YOUR GOAL
Retype the run of lines that opens with the line containing "Recreate this image" and closes with the line containing "(0,0) rectangle (583,1014);", exactly and inclusively, but skip the pictures.

EXERCISE INPUTS

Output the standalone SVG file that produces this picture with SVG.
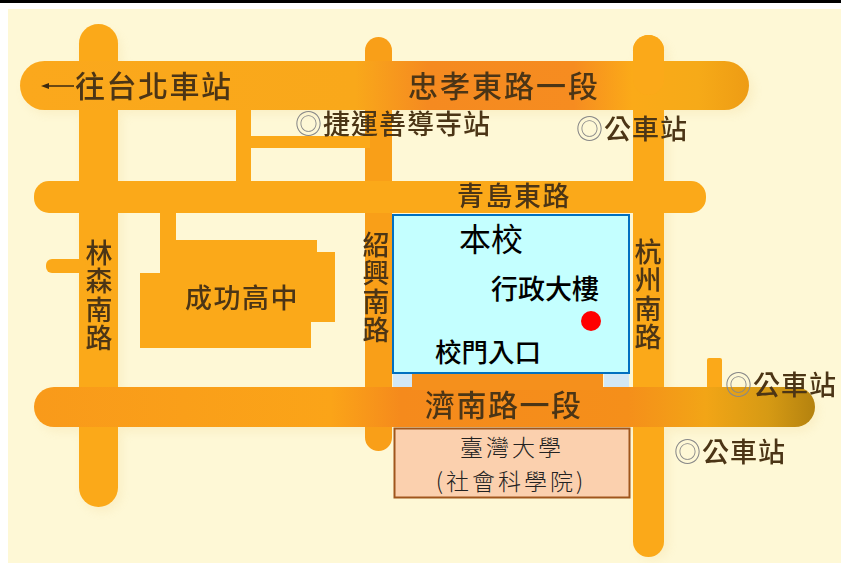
<svg xmlns="http://www.w3.org/2000/svg" width="841" height="563" viewBox="0 0 841 563">
<style>
text{font-family:"Noto Sans CJK TC","Noto Sans CJK SC",sans-serif}
.r{fill:#fba919}
.l{fill:#4c3414;font-weight:500;filter:url(#soft)}
.s{font-size:27px;letter-spacing:1px}
.g{fill:#888;font-weight:400}
.v{writing-mode:vertical-rl;font-size:27px;letter-spacing:1.500px}
.b{fill:#000;font-weight:500}
</style>
<defs>
<filter id="soft" x="-5%" y="-5%" width="110%" height="110%"><feGaussianBlur stdDeviation="0.5"/></filter>
<filter id="shadow" x="-5%" y="-5%" width="110%" height="110%"><feGaussianBlur stdDeviation="5"/></filter>
<linearGradient id="top" x1="20" x2="749" y1="0" y2="0" gradientUnits="userSpaceOnUse">
<stop offset="0" stop-color="#fba81c"/><stop offset=".46" stop-color="#f9a81a"/><stop offset=".56" stop-color="#f58a20"/><stop offset=".76" stop-color="#f68c20"/><stop offset=".84" stop-color="#fbaa18"/><stop offset=".93" stop-color="#f6aa18"/><stop offset="1" stop-color="#ee9c14"/>
</linearGradient>
<linearGradient id="jinan" x1="34" x2="815" y1="0" y2="0" gradientUnits="userSpaceOnUse">
<stop offset="0" stop-color="#f99a1a"/><stop offset=".38" stop-color="#fba418"/><stop offset=".47" stop-color="#f58a1c"/><stop offset=".76" stop-color="#f58f1a"/><stop offset=".86" stop-color="#f2a516"/><stop offset=".94" stop-color="#d69a14"/><stop offset="1" stop-color="#b4820f"/>
</linearGradient>
</defs>
<rect width="841" height="563" fill="#fff"/>
<rect x="8" y="9" width="833" height="554" fill="#fef8d6"/>
<rect width="841" height="3" fill="#000"/>
<g id="roads">
<g id="road-shadow" opacity=".12" filter="url(#shadow)" fill="#e0b050">
<rect x="24" y="68" width="730" height="46" rx="23"/><rect x="82" y="30" width="40" height="482" rx="20"/><rect x="637" y="40" width="32" height="520" rx="16"/><rect x="38" y="392" width="780" height="40" rx="20"/>
</g>
<rect class="r" x="79" y="24" width="39" height="483" rx="19.500"/>
<rect x="365" y="37" width="27" height="414" rx="13.500" fill="#f99f18"/>
<rect class="r" x="633" y="35" width="31" height="522" rx="15.500"/>
<rect class="r" x="236" y="100" width="15" height="90"/>
<rect class="r" x="245" y="136" width="125" height="12"/>
<rect class="r" x="34" y="181" width="672" height="32" rx="15"/>
<rect class="r" x="46" y="259" width="40" height="14" rx="6"/>
<rect x="20" y="61" width="729" height="49" rx="24.500" fill="url(#top)"/>
<rect class="r" x="633" y="35" width="31" height="60" rx="15.500"/>
<rect x="707" y="358" width="15" height="40" rx="2" class="r"/>
<rect x="34" y="387" width="781" height="40" rx="20" fill="url(#jinan)"/>
<rect x="412" y="370" width="191" height="20" fill="#f5901c"/>
</g>
<g id="chenggong">
<path class="r" d="M160 205H176V240H317V252H335V322H311V348H140V273H160Z"/>
<text class="l" x="185" y="308" font-size="27" letter-spacing="1.500">成功高中</text>
</g>
<g id="school">
<rect x="393" y="373" width="19" height="14" fill="#d2e8f6"/>
<rect x="604" y="373" width="25" height="14" fill="#d2e8f6"/>
<rect x="393" y="215" width="236" height="158" fill="#c4ffff" stroke="#0070c0" stroke-width="2"/>
<text x="459" y="251" font-size="32" fill="#000">本校</text>
<text class="b" x="491" y="299" font-size="27">行政大樓</text>
<circle cx="591" cy="321" r="10" fill="#f00"/>
<text class="b" x="435" y="362" font-size="26.500">校門入口</text>
</g>
<g id="ntu">
<rect x="394.500" y="428.500" width="235" height="69" fill="#fbd0ae" stroke="#a0561c" stroke-width="2"/>
<text x="512" y="456" font-size="23" letter-spacing="3" text-anchor="middle" fill="#222" font-weight="300">臺灣大學</text>
<text x="511" y="489.500" font-size="23" letter-spacing="3" text-anchor="middle" fill="#222" font-weight="300">(社會科學院)</text>
</g>
<g id="road-labels">
<path d="M46 86H74" stroke="#3c2a10" stroke-width="1.500" fill="none"/><path d="M41 86L49 83V89Z" fill="#3c2a10"/>
<text class="l" x="75" y="97" font-size="30" letter-spacing="1.500">往台北車站</text>
<text class="l" x="408" y="97" font-size="30" letter-spacing="2">忠孝東路一段</text>
<text class="l" x="457" y="206" font-size="27" letter-spacing="1.500">青島東路</text>
<text class="l" x="425" y="416" font-size="30" letter-spacing="1.500">濟南路一段</text>
<text class="l v" x="99" y="239">林森南路</text>
<text class="l v" x="376" y="231">紹興南路</text>
<text class="l v" x="648" y="238">杭州南路</text>
</g>
<g id="stations">
<text class="l s" x="295" y="134"><tspan class="g">◎</tspan>捷運善導寺站</text>
<text class="l s" x="576" y="139"><tspan class="g">◎</tspan>公車站</text>
<text class="l s" x="725" y="395"><tspan class="g">◎</tspan>公車站</text>
<text class="l s" x="674" y="462"><tspan class="g">◎</tspan>公車站</text>
</g>
</svg>
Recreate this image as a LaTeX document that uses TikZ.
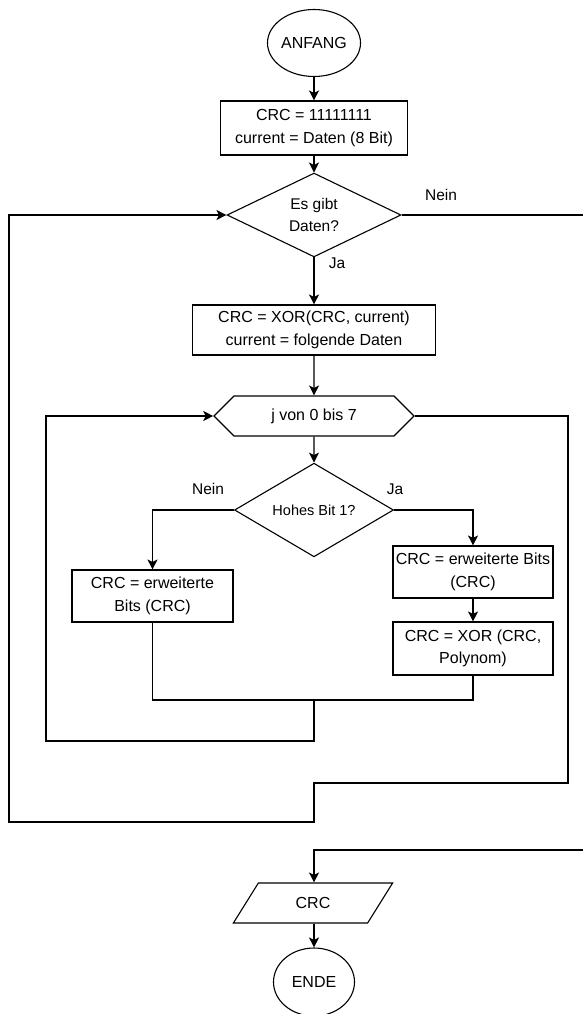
\documentclass[tikz,border=0pt]{standalone}
\usepackage{fontspec}
\setmainfont{Liberation Sans}
\usetikzlibrary{positioning}
\usetikzlibrary{arrows.meta, shapes.geometric, shapes.symbols}

\begin{document}
\begin{tikzpicture}[x=1pt, y=-1pt, line width=1.1pt,
 every node/.style={font=\fontsize{16}{22.5}\selectfont, align=center},
 terminal/.style={ellipse,
 draw,
 minimum width=81pt,
 minimum height=67pt,
 inner sep=0pt},
 process/.style={rectangle,
 draw,
 inner sep=0pt},
 decision/.style={diamond,
 draw,
 inner sep=0pt},
 label/.style={font=\fontsize{15.5}{20}\selectfont},
 >={Stealth[length=10pt, width=10pt, inset=2.5pt]}]

 \useasboundingbox (0,0) rectangle (583,1014);

 \node[terminal] (anfang) at (314,43) {ANFANG};
 \node[process,
 minimum width=187pt,
 minimum height=54pt] (init) at (314,128) {CRC = 11111111\\current = Daten (8 Bit)};
 \node[decision,
 minimum width=174pt,
 minimum height=65pt,
 font=\fontsize{15.5}{22.5}\selectfont] (daten) at (314,215) {Es gibt\\Daten?};
 \node[process,
 minimum width=243pt,
 minimum height=50pt] (xor) at (314,330) {CRC = XOR(CRC, current)\\current = folgende Daten};
 \node[signal,
 draw,
 signal to=west and east,
 signal pointer angle=90,
 minimum width=200pt,
 minimum height=40pt,
 inner sep=0pt] (schleife) at (314,416) {j von 0 bis 7};
 \node[decision,
 minimum width=159pt,
 minimum height=66pt,
 font=\fontsize{14.5}{20}\selectfont] (hohesbit) at (314,510) {Hohes Bit 1?};
 \node[process,
 minimum width=161pt,
 minimum height=52pt] (schieben) at (152.5,596) {CRC = erweiterte\\Bits (CRC)};
 \node[process,
 minimum width=160pt,
 minimum height=52pt] (schiebenja) at (473,572) {CRC = erweiterte Bits\\(CRC)};
 \node[process,
 minimum width=160pt,
 minimum height=53pt] (polynom) at (473,648.5) {CRC = XOR (CRC,\\Polynom)};
 \node[trapezium,
 draw,
 trapezium left angle=55,
 trapezium right angle=125,
 trapezium stretches=true,
 minimum width=160pt,
 minimum height=40pt,
 inner sep=0pt] (ausgabe) at (313,903) {CRC};
 \node[terminal,
 minimum height=68pt] (ende) at (314,982) {ENDE};

 \node[label] (neinA) at (441,195) {Nein};
 \node[label] (jaA) at (337,263) {Ja};
 \node[label] (neinB) at (208,489) {Nein};
 \node[label] (jaB) at (395,489) {Ja};

 \coordinate (zusammen) at (314,700);
 \coordinate (innenlinks) at (46,741);
 \coordinate (aussenrechts) at (568,783);
 \coordinate (aussenmitte) at (314,822);
 \coordinate (aussenlinks) at (9,822);
 \coordinate (rausA) at (583,215);
 \coordinate (rausB) at (583,850);

 \draw [->] (anfang) to (init);
 \draw [->] (init) to (daten);
 \draw [->] (daten) to (xor);
 \draw [->] (xor) to (schleife);
 \draw [->] (schleife) to (hohesbit);
 \draw [->] (hohesbit.west) -| (schieben.north);
 \draw [->] (hohesbit.east) -| (schiebenja.north);
 \draw [->] (schiebenja) to (polynom);
 \draw (schieben.south) |- (zusammen) -| (polynom.south);
 \draw [->] (zusammen) |- (innenlinks) |- (schleife.west);
 \draw [->] (schleife.east) -| (aussenrechts) -| (aussenmitte) -- (aussenlinks) |- (daten.west);
 \draw (daten.east) -- (rausA);
 \draw [->] (rausB) -| (ausgabe.north -| ende.north);
 \draw [->] (ausgabe.south -| ende.north) to (ende);

\end{tikzpicture}
\end{document}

THE COMPLETED TASK
Recreate this image as a LaTeX document that uses TikZ.
\documentclass[tikz,border=0pt]{standalone}
\usepackage{fontspec}
\setmainfont{Liberation Sans}
\usetikzlibrary{positioning}
\usetikzlibrary{arrows.meta, shapes.geometric, shapes.symbols}

\begin{document}
\begin{tikzpicture}[x=1pt, y=-1pt, line width=1.1pt,
 every node/.style={font=\fontsize{16}{22.5}\selectfont, align=center},
 terminal/.style={ellipse,
 draw,
 minimum width=81pt,
 minimum height=67pt,
 inner sep=0pt},
 process/.style={rectangle,
 draw,
 inner sep=0pt},
 decision/.style={diamond,
 draw,
 inner sep=0pt},
 label/.style={font=\fontsize{15.5}{20}\selectfont},
 >={Stealth[length=10pt, width=10pt, inset=2.5pt]}]

 \useasboundingbox (0,0) rectangle (583,1014);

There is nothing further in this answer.